Expect tighter depth tolerances, smaller residual stubs, and more automated candidate selection based on signal integrity rules. With boards using more advanced materials, back drilling will remain central to cost-effective interconnect optimization, complementing blind/buried vias and laser microvias. Consistent back-drill results across panel lots will become a key differentiator for high-volume production.
Frequently Asked Questions
Is back drilling the same as controlled-depth drilling?
Back drilling is a specific application of controlled-depth drilling that removes via stubs after plating. Controlled-depth drilling can also refer to processes that create blind vias, but back drilling focuses on eliminating unused barrel sections.

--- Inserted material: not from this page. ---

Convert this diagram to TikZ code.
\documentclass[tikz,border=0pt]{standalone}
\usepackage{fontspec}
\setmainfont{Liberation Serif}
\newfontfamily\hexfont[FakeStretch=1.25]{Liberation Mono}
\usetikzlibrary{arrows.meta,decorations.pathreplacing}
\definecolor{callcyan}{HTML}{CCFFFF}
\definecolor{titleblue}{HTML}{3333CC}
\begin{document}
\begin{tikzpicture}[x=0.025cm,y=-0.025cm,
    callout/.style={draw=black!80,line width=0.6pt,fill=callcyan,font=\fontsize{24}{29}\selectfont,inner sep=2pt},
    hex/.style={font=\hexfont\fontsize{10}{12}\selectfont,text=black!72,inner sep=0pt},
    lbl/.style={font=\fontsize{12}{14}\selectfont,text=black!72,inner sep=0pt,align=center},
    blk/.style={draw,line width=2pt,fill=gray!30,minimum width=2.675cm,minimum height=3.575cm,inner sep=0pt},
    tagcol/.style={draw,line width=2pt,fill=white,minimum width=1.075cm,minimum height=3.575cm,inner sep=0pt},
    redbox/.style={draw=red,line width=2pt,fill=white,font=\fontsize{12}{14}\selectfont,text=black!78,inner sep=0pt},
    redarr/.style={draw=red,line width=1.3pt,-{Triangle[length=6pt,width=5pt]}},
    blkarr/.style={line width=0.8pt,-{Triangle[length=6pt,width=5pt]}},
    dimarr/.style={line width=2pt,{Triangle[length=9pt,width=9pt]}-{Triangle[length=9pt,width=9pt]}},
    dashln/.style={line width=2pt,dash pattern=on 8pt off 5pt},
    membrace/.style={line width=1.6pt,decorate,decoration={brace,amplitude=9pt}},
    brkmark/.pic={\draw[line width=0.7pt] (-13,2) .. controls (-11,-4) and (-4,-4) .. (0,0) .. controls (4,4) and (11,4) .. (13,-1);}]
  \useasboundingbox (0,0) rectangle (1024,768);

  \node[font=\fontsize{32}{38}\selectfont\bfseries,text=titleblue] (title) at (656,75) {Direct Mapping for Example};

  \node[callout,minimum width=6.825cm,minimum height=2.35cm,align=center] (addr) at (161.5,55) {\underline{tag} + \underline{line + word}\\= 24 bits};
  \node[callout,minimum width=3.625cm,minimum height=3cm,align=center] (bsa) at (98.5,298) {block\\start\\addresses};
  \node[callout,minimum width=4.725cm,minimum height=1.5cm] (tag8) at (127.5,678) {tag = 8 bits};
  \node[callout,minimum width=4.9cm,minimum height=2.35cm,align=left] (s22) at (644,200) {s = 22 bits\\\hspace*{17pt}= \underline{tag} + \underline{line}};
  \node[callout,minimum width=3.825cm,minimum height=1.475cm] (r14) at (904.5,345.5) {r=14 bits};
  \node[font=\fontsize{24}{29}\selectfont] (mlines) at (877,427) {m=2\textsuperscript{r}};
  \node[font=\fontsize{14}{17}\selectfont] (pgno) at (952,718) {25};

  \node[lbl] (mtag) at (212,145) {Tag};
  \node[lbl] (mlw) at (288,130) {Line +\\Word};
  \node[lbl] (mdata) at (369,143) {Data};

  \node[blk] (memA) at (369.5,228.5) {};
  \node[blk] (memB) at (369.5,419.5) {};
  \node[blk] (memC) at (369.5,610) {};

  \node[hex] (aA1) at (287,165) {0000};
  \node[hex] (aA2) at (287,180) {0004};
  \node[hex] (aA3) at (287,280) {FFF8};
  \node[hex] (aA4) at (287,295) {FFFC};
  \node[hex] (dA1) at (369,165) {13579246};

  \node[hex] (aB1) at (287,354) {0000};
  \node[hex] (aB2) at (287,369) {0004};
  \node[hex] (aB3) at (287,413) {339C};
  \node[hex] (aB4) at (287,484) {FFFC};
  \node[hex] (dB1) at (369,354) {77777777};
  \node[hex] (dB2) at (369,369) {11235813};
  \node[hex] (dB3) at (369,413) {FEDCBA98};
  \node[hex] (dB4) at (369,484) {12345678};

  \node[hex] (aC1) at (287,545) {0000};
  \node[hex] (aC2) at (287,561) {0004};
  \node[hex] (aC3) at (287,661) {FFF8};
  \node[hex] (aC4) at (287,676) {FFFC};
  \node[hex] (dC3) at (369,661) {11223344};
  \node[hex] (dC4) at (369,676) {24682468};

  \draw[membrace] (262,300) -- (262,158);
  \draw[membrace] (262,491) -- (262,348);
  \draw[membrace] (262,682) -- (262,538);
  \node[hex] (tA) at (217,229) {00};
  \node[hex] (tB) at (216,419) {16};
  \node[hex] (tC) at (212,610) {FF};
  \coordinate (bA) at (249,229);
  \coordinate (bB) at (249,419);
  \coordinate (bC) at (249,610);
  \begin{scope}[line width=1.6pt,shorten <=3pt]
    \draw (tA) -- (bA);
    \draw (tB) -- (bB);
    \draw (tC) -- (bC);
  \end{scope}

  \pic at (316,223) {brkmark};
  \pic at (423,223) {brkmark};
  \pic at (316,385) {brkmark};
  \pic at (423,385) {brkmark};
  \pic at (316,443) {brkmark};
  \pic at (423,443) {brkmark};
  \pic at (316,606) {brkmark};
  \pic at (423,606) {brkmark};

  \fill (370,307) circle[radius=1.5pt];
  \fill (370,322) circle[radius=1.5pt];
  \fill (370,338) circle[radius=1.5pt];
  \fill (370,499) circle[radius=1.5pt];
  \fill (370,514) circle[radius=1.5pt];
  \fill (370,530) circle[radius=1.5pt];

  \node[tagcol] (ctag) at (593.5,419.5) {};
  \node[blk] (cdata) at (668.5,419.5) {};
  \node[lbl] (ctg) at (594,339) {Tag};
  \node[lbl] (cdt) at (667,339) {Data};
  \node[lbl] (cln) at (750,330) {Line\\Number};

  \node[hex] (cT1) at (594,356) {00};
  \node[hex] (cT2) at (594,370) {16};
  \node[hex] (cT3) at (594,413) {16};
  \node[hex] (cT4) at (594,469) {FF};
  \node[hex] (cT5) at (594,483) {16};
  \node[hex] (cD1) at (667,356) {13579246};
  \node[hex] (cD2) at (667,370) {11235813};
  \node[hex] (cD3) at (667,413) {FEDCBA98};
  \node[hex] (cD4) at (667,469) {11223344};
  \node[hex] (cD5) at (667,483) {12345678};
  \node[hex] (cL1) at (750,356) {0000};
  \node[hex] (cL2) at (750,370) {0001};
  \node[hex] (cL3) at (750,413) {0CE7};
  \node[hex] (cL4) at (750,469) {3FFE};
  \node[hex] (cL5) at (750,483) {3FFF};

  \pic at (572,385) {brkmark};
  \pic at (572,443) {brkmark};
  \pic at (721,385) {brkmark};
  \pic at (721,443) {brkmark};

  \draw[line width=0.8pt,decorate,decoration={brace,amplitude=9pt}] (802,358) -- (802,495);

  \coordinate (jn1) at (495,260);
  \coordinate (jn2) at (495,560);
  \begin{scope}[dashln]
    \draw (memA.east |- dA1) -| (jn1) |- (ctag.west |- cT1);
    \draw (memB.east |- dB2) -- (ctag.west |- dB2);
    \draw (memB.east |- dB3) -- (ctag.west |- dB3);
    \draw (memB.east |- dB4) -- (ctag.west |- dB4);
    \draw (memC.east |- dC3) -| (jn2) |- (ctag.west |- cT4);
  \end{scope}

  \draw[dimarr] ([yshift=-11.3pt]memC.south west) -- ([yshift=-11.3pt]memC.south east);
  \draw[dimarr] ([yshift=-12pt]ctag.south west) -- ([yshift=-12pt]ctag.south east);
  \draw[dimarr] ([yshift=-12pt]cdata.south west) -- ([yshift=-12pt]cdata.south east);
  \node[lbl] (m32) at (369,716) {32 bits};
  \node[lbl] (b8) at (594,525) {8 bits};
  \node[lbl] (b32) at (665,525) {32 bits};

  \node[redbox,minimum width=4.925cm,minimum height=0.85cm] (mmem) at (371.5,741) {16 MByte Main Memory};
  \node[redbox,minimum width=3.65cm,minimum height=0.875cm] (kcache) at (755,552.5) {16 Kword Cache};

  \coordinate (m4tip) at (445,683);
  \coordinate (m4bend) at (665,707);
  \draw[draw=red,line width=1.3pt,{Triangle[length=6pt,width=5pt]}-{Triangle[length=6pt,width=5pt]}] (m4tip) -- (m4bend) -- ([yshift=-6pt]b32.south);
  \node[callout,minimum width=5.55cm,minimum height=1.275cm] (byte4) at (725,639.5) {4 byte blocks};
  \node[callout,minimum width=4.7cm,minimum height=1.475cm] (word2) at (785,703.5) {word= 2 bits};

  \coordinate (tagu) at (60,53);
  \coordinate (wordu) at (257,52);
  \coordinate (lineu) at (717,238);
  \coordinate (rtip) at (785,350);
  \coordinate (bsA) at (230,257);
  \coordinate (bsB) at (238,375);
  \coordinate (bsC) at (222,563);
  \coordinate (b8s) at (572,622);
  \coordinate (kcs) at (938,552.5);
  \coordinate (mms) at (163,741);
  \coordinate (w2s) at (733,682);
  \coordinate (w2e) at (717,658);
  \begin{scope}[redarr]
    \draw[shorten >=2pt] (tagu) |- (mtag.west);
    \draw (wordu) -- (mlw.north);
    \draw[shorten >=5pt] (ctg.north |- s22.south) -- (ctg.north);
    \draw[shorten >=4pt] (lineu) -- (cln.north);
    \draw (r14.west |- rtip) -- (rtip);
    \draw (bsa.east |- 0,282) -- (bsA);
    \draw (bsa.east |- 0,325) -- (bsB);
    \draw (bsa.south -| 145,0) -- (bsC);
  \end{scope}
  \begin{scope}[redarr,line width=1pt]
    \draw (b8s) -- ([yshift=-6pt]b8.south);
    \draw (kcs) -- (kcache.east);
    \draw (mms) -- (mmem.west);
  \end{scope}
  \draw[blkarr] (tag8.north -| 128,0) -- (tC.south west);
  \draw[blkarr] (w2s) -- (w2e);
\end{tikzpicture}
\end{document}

In many factories, a backdrill program is distinct from blind via drilling steps.
How do I specify back drilling in fabrication files?
Include back drill layers and target depths in your fabrication notes and provide separate back drill drill files. Call out drill diameters, residual stub targets, and the nets or via classes to be processed. If your CAD tool supports it, use back-drill attributes to tag specific vias for backdrill processing.

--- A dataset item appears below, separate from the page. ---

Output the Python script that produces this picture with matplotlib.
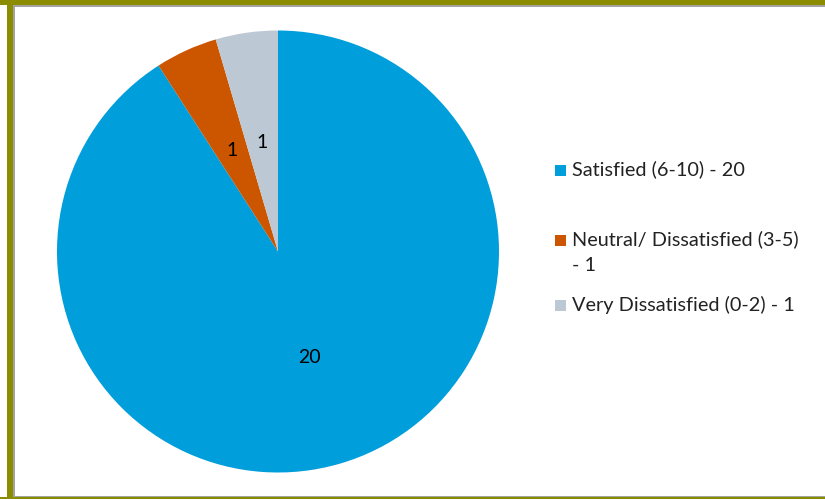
import matplotlib
matplotlib.use("Agg")
import matplotlib.pyplot as plt
from matplotlib.patches import Rectangle

categories = ["Satisfied (6-10)", "Neutral/ Dissatisfied (3-5)", "Very Dissatisfied (0-2)"]
counts = [20, 1, 1]
legend_labels = ["Satisfied (6-10) - 20", "Neutral/ Dissatisfied (3-5)\n- 1", "Very Dissatisfied (0-2) - 1"]
colors = ["#009EDB", "#CC5500", "#BCC8D4"]

plt.rcParams["font.family"] = ["Lato", "DejaVu Sans"]

W, H = 825, 499
fig = plt.figure(figsize=(W / 100, H / 100), dpi=100)
fig.patch.set_facecolor("white")

def px_rect(x0, y0, x1, y1, color):
    # rectangle in pixel coordinates measured from the top-left corner
    fig.add_artist(Rectangle((x0 / W, 1 - y1 / H), (x1 - x0) / W, (y1 - y0) / H,
                             transform=fig.transFigure, facecolor=color,
                             edgecolor="none", zorder=0))

# frame around the chart area
olive, grey = "#8C8C00", "#A3A3A3"
px_rect(7, 0, 13, H, olive)
px_rect(0, 0, W, 5, olive)
px_rect(0, 497, W, H, olive)
px_rect(13, 5, 15, 497, grey)
px_rect(13, 5, W, 7, grey)
px_rect(13, 495.5, W, 497, grey)

# pie area: centre (278, 251.5) px, radius 221 px
cx, cy, r = 278, 251.5, 221
ax = fig.add_axes([(cx - r) / W, 1 - (cy + r) / H, 2 * r / W, 2 * r / H])
total = sum(counts)
wedges, texts, autotexts = ax.pie(
    counts, colors=colors, startangle=90, counterclock=False,
    autopct=lambda p: f"{round(p * total / 100)}", pctdistance=0.5,
    wedgeprops=dict(linewidth=0),
    textprops=dict(fontsize=14, color="black"))
ax.set_xlim(-1, 1)
ax.set_ylim(-1, 1)
ax.set_aspect("equal")
ax.axis("off")

# legend drawn at fixed pixel positions
entry_y = [170, 240, 305]
line_step = 26
for label, color, y in zip(legend_labels, colors, entry_y):
    px_rect(555, y - 5, 566, y + 6, color)
    for i, line in enumerate(label.split("\n")):
        fig.text(572 / W, 1 - (y - 2 + i * line_step) / H, line, fontsize=14.3,
                 color="#222222", ha="left", va="center_baseline")

fig.savefig("out.png", dpi=100)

What tolerances should I expect?
Typical depth control tolerances are around ±5–10 mil, depending on board thickness and equipment. Confirm capabilities with your manufacturer and set residual stub margins accordingly. High-layer-count boards may need more conservative back-drill margins to account for warp and weave effects.
Does back drilling add cost or cycle time?
Yes. It introduces additional drilling, inspection, and CAM programming. However, it is often more economical than redesigning with blind or buried vias, and the performance gains can be necessary for compliance. A well-planned backdrill sequence minimises schedule impact.
Can I back drill differential pairs?
Yes. Back drilling is particularly effective for differential pairs in high-speed links. Ensure both vias are treated symmetrically, maintain pair spacing, and verify depth alignment to prevent skew. Many teams add a dedicated backdrill check in their SI/PI signoff.